The plaintiff, Matthew Vaughn, is representing himself. According to the complaint, he worked at the facility for roughly five years, starting in November 2019, and kept a clean disciplinary record until he began raising concerns. 

The timeline the filing lays out is tight. On March 13, 2024, the complaint says he emailed site leadership a formal complaint opposing what he "reasonably believed to be unequal, racially and age-discriminatory enforcement of workplace policies." Within about 24 hours, the filing alleges, the company opened a disciplinary action against him - one it claims rested on allegations "backdated approximately seven (7) months to construct a fraudulent, inescapable pretextual trap." 

According to the complaint, that process focused on a claim that he had asked a manager out and sent her flowers - something the filing says he first learned of during the March proceeding. The complaint alleges a company investigator closed the matter with a final written warning, recording that they "could not find one party more credible than the other due to varying statements and no concrete evidence." 

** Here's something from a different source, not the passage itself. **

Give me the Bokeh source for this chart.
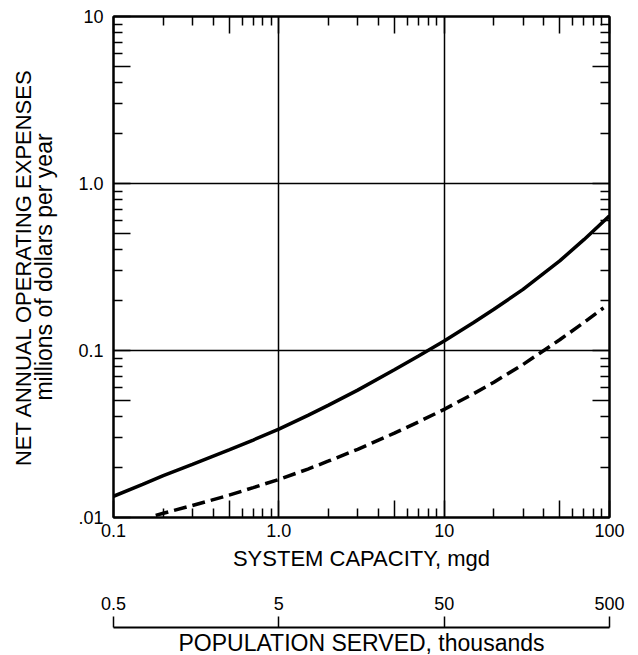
from bokeh.plotting import figure
from bokeh.models import Range1d, FixedTicker, LogAxis, Title
from bokeh.layouts import column
from bokeh.embed import file_html
from bokeh.resources import INLINE

# ---- data ----
capacity_solid = [0.1, 0.15, 0.2, 0.3, 0.5, 0.7, 1, 1.5, 2, 3, 5, 7, 10,
                  15, 20, 30, 50, 70, 100]
expense_solid = [0.0134, 0.0158, 0.0178, 0.0208, 0.0254, 0.0291, 0.0338,
                 0.0409, 0.0471, 0.0579, 0.0766, 0.0927, 0.114,
                 0.1466, 0.1766, 0.2323, 0.344, 0.461, 0.641]

capacity_dashed = [0.18, 0.2, 0.3, 0.5, 0.7, 1, 1.5, 2, 3, 5, 7, 10, 15,
                   20, 30, 50, 70, 92]
expense_dashed = [0.0103, 0.0106, 0.0118, 0.0136, 0.0151, 0.0169, 0.0195,
                  0.0218, 0.0256, 0.0320, 0.0374, 0.0444, 0.0550,
                  0.0646, 0.0825, 0.116, 0.147, 0.180]

x_major = [0.1, 0.5, 1, 5, 10, 50, 100]
x_minor = [0.2, 0.3, 0.4, 0.6, 0.7, 0.8, 0.9, 2, 3, 4, 6, 7, 8, 9,
           20, 30, 40, 60, 70, 80, 90]
x_labels = {0.1: "0.1", 0.5: "", 1: "1.0", 5: "", 10: "10", 50: "", 100: "100"}
x_grid = [0.1, 1, 10, 100]

y_major = [0.01, 0.05, 0.1, 0.5, 1, 5, 10]
y_minor = [0.02, 0.03, 0.04, 0.06, 0.07, 0.08, 0.09, 0.2, 0.3, 0.4, 0.6, 0.7,
           0.8, 0.9, 2, 3, 4, 6, 7, 8, 9]
y_labels = {0.01: ".01", 0.05: "", 0.1: "0.1", 0.5: "", 1: "1.0", 5: "", 10: "10"}
y_grid = [0.01, 0.1, 1, 10]

pop_ticks = [0.5, 5, 50, 500]
pop_labels = {0.5: "0.5", 5: "5", 50: "50", 500: "500"}

FONT = "Liberation Sans"

p = figure(width=638, height=580, x_axis_type="log", y_axis_type="log",
           x_range=Range1d(0.1, 100), y_range=Range1d(0.01, 10),
           output_backend="svg", toolbar_location=None,
           min_border_left=113, min_border_right=29,
           min_border_top=16, min_border_bottom=63)
p.outline_line_color = "black"
p.outline_line_width = 2
p.background_fill_color = "white"
p.border_fill_color = "white"


def style_axis(ax, major, minor, labels, show):
    ax.ticker = FixedTicker(ticks=major, minor_ticks=minor)
    ax.major_tick_in = 17
    ax.major_tick_out = 0
    ax.minor_tick_in = 9
    ax.minor_tick_out = 0
    ax.major_tick_line_color = "black"
    ax.minor_tick_line_color = "black"
    ax.major_tick_line_width = 1.5
    ax.minor_tick_line_width = 1.5
    ax.axis_line_color = "black"
    ax.axis_line_width = 2
    if show:
        ax.major_label_overrides = labels
        ax.major_label_text_font = FONT
        ax.major_label_text_font_size = "18px"
        ax.major_label_text_color = "black"
    else:
        ax.major_label_overrides = {k: "" for k in major}
        ax.major_label_text_font_size = "0px"
        ax.major_label_standoff = 0


xb = p.xaxis[0]
style_axis(xb, x_major, x_minor, x_labels, True)
xb.major_label_standoff = 6
xb.axis_label = "SYSTEM CAPACITY, mgd"
xb.axis_label_text_font = FONT
xb.axis_label_text_font_size = "22px"
xb.axis_label_text_font_style = "normal"
xb.axis_label_text_color = "black"
xb.axis_label_standoff = 6

yl = p.yaxis[0]
style_axis(yl, y_major, y_minor, y_labels, True)
yl.major_label_standoff = 10
yl.axis_label = "millions of dollars per year"
yl.axis_label_text_font = FONT
yl.axis_label_text_font_size = "23px"
yl.axis_label_text_font_style = "normal"
yl.axis_label_text_color = "black"
yl.axis_label_standoff = 18

xt = LogAxis()
style_axis(xt, x_major, x_minor, x_labels, False)
p.add_layout(xt, "above")

yr = LogAxis()
style_axis(yr, y_major, y_minor, y_labels, False)
p.add_layout(yr, "right")

p.xgrid.ticker = FixedTicker(ticks=x_grid)
p.ygrid.ticker = FixedTicker(ticks=y_grid)
for g in (p.xgrid[0], p.ygrid[0]):
    g.grid_line_color = "black"
    g.grid_line_width = 1.5
    g.grid_line_alpha = 1.0

p.line(capacity_solid, expense_solid, line_color="black", line_width=3.5)
p.line(capacity_dashed, expense_dashed, line_color="black", line_width=3.5,
       line_dash="13 6")

t_main = Title(text="NET ANNUAL OPERATING EXPENSES", align="center",
               text_font=FONT, text_font_size="22px", text_font_style="normal",
               text_color="black", standoff=-14)
p.add_layout(t_main, "left")

# ---- population scale ----
p2 = figure(width=638, height=80, x_axis_type="log", x_axis_location="above",
            y_axis_type=None, x_range=Range1d(0.5, 500), y_range=Range1d(0, 1),
            output_backend="svg", toolbar_location=None,
            min_border_left=113, min_border_right=29,
            min_border_top=47, min_border_bottom=31)
p2.outline_line_color = None
p2.grid.visible = False
pa = p2.xaxis[0]
pa.ticker = FixedTicker(ticks=pop_ticks, minor_ticks=[])
pa.major_tick_out = 11
pa.major_tick_in = 0
pa.major_tick_line_color = "black"
pa.major_tick_line_width = 1.5
pa.axis_line_color = "black"
pa.axis_line_width = 2
pa.major_label_overrides = pop_labels
pa.major_label_text_font = FONT
pa.major_label_text_font_size = "18px"
pa.major_label_text_color = "black"
pa.major_label_standoff = 7

pb = LogAxis(ticker=FixedTicker(ticks=[], minor_ticks=[]))
pb.axis_line_color = None
pb.major_tick_line_color = None
pb.minor_tick_line_color = None
pb.major_label_text_font_size = "0px"
pb.major_label_standoff = 0
pb.axis_label = "POPULATION SERVED, thousands"
pb.axis_label_text_font = FONT
pb.axis_label_text_font_size = "23px"
pb.axis_label_text_font_style = "normal"
pb.axis_label_text_color = "black"
pb.axis_label_standoff = 0
p2.add_layout(pb, "below")

layout = column(p, p2)
open("out.html", "w").write(file_html(layout, INLINE))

The filing then alleges HR intervened. It claims an HR manager "overrode the formal resolution of the investigator and resurrected the closed case file," folding the March 13 complaint email and a separate birthday-gift allegation back in to support termination. According to the complaint, the HR manager said, "I want to see you get out of this one," and, "We know for a fact you asked her out." 

The filing also attributes comments to a site manager. According to the complaint, she said, "You brought this on yourself when you asked her out months ago," and asked, "What gave you the idea that you could date someone 5 times your status?" 

The complaint says the company fired him on or about April 12, 2024, citing harassment. It alleges that at a later state unemployment appeal hearing, the company's HR testified the firing was based, at least in part, on his having routed the original complaint "to the incorrect manager." 

The filing also alleges uneven enforcement. It says a female colleague accused of an on-floor conduct violation went undisciplined, and that a younger male employee who nearly came to blows with the same operations manager kept his job. 

For HR leaders, the alleged sequence reads like a tour of process risk. The complaint focuses on documentation gaps - no logged warning, no compliance file, no escalation record across what it calls four "mandatory corporate compliance checkpoints." It points to a two-week mismatch between a coaching email dated August 31 and an underlying event dated September 15. And it frames the decision to reopen a closed file as central to the retaliation claim. 

The complaint brings five claims: retaliation, race and sex discrimination, and hostile work environment under Title VII; age discrimination under the ADEA; and intentional racial discrimination under 42 U.S.C. § 1981. According to the filing, he filed an EEOC charge (No. 490-2024-03078) and received a right-to-sue notice dated April 14, 2026. 

The broader signal for HR functions sits in the mechanics the complaint describes. Reopening a resolved investigation, layering a protected complaint into the grounds for discipline, and inconsistent documentation are the kinds of patterns that, if alleged, can turn a termination into a retaliation claim. 

These are allegations only. The complaint has not been tested in court, no response has been filed, and no court has ruled.